Much of this moral degeneration seems to take root in the economic philosophies that have invaded the Christian church, specifically, the prosperity gospel. This viewpoint essentially holds that god is in control of all of our lives, and that we should not look for structural or social problems that are impacting our life — society is not to blame, because your struggle is gods gift. It is god who bestows and takes away wealth, so if you keep your finances in order, and donate to churches, you will have financial success. On the surface, this is a humbling pathos, we all must carry our burden. In fact, Karl Marx had an extremely similar outlook on our social order in Critique of the Gotha Program, where we get the famous lines, “From each according to his ability, to each according to his needs…” The reality is that this philosophy is driven for economic profit by the modern mega church.

This is not a castigation of faith, nor is this an essay meant to rant against financial Christianity. What I am correlating is how our financial institutions such as banks and investment companies, control our political process — validated through the Citizens United legislation/ruling and unregulated by the withdraw of Glass-Steagall. Now corporations are unregulated in how they affect political discourse (through the control of media outlets) and who we vote for (through the necessity of million and billion dollar campaigns). We the citizens have been muscled-out of our own democracy, by our own ignorance of the political process, in blindly following those in power as they changed the rules to benefit the economic elite. While this was unfolding, we allowed our churches to be invaded by the same economic despotism. We have forgotten that we are all lambs, we all share the same suffering and that through community, we heal. The prosperity gospel is no different than the “Pull-Yourself-Up-By-Your-Bootstrap” ethos, they both wish for you to ignore the reality that there can be absolutely no success without assistance from others. A small, million dollar loan is what it takes to be president, or that changing your church into a life coaching business venture at a time when church attendance is decreasing, will turn you into a billionaire minister.

Sure, you could argue it was all god’s doing, completely out of our hands except for the desire to succeed. But then, what of the four Gospels, and the thousands of pages of discourse in which Christ was demanding that we take accountability for our own lives? What about Christ, chasing the money lenders out of the church and ensuring that those he walked amongst were the least among us? I can not speak for god, Christ, those who attend church, those who believe and do not — I can only write what I know. I know that we are not meant to be this isolated, we are not meant to look at everyone as different, we are not supposed to seek revenge for every slight, we are not supposed to have war all the time, we are not supposed to ignore the poor, the meek, the infirm, the homeless.

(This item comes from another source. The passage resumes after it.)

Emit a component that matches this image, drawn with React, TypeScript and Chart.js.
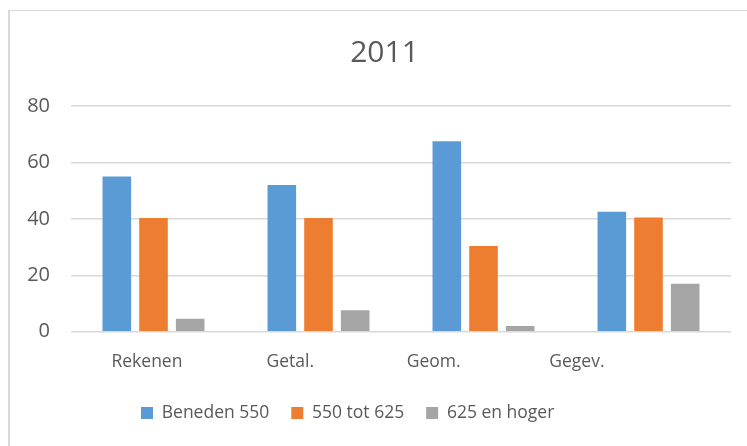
import React, { useEffect, useRef } from "react";
import { Chart, registerables } from "chart.js";

Chart.register(...registerables);

const categories = ["Rekenen", "Getal.", "Geom.", "Gegev."];
const beneden550 = [55, 52, 67.5, 42.5];
const tot625 = [40.3, 40.3, 30.4, 40.5];
const hoger625 = [4.6, 7.6, 2, 17];
const seriesNames = ["Beneden 550", "550 tot 625", "625 en hoger"];
const yTicks = [0, 20, 40, 60, 80];
const titleText = "2011";

const TEXT = "#595959";
const FONT = "'Open Sans', sans-serif";

const shiftPlugin = {
  id: "shiftBlocks",
  afterLayout(chart: any) {
    const t = chart.titleBlock;
    if (t) {
      const w = t.right - t.left;
      t.left = 19;
      t.right = 19 + w;
    }
    const l = chart.legend;
    if (l && l.lineWidths) {
      const w = l.right - l.left;
      const p = l.options.labels.padding;
      const LW = l.lineWidths[0];
      const L = (2 * 141 - p - w + LW) / 2;
      l.left = L;
      l.right = L + w;
      const h = l.bottom - l.top;
      l.top = 413 - p - l.options.labels.font.size / 2;
      l.bottom = l.top + h;
    }
  },
};

export default function App() {
  const ref = useRef<HTMLCanvasElement | null>(null);

  useEffect(() => {
    if (!ref.current) return;
    const chart = new Chart(ref.current, {
      type: "bar",
      data: {
        labels: categories,
        datasets: [
          { label: seriesNames[0], data: beneden550, backgroundColor: "#5B9BD5" },
          { label: seriesNames[1], data: tot625, backgroundColor: "#ED7D31" },
          { label: seriesNames[2], data: hoger625, backgroundColor: "#A5A5A5" },
        ],
      },
      options: {
        responsive: false,
        animation: false,
        datasets: { bar: { categoryPercentage: 0.667, barPercentage: 0.78 } },
        layout: { padding: { left: 0, right: 16, top: 0, bottom: 13 } },
        plugins: {
          title: {
            display: true,
            text: titleText,
            color: TEXT,
            font: { family: FONT, size: 30, weight: "normal" },
            padding: { top: 35, bottom: 35 },
          },
          legend: {
            position: "bottom",
            labels: {
              color: TEXT,
              font: { family: FONT, size: 17.5 },
              boxWidth: 12,
              boxHeight: 12,
              padding: 22,
            },
          },
          tooltip: { enabled: false },
        },
        scales: {
          x: {
            display: false,
          },
          xl: {
            type: "linear",
            position: "bottom",
            offset: false,
            bounds: "data",
            min: -0.53,
            max: 4.075,
            afterBuildTicks(scale: any) {
              scale.ticks = categories.map((_, i) => ({ value: i }));
            },
            grid: { display: false, drawTicks: false, offset: false },
            border: { display: false },
            ticks: {
              color: TEXT,
              font: { family: FONT, size: 17.5 },
              padding: 20,
              autoSkip: false,
              maxRotation: 0,
              callback: (v: any) => categories[v as number] ?? "",
            },
            afterFit(scale: any) {
              scale.height = 51.8;
            },
          },
          y: {
            min: 0,
            max: 80,
            afterBuildTicks(scale: any) {
              scale.ticks = yTicks.map((v) => ({ value: v }));
            },
            grid: { color: "#d9d9d9", lineWidth: 1.5, drawTicks: false },
            border: { display: false },
            ticks: { color: TEXT, font: { family: FONT, size: 20 }, padding: 21 },
            afterFit(scale: any) {
              scale.width = 71;
            },
          },
        },
      },
      plugins: [shiftPlugin],
    });
    return () => chart.destroy();
  }, []);

  return (
    <div
      style={{
        position: "fixed",
        left: 0,
        top: 0,
        width: 747,
        height: 446,
        background: "#fff",
        overflow: "hidden",
      }}
    >
      <div
        style={{
          position: "absolute",
          left: 8,
          top: 10,
          width: 800,
          height: 500,
          borderTop: "1px solid #d9d9d9",
          borderLeft: "2px solid #d9d9d9",
        }}
      />
      <canvas
        ref={ref}
        width={747}
        height={446}
        style={{ position: "absolute", left: 0, top: 0, width: 747, height: 446 }}
      />
    </div>
  );
}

I used to work at book store during my undergrad studies. It is a company based out of Alabama that actively promotes itself as a Christian based corporation. This means that the business is run along christian values. The store had two major draws that its major competitor lacked: first, it had a massive Christian book section. You could find every major writer for the last fifty years in that section, it took up a large portion of the store. The second, the largest collection of pornographic magazines outside of an adult/sex store. So, you could pick up Joel Olsteen’s latest work on the prosperity gospel, get your book signed by Ann Coulter or Mike Huckabee, grab a coffee and the latest issue of Juggs or Penthouse, all in one trip.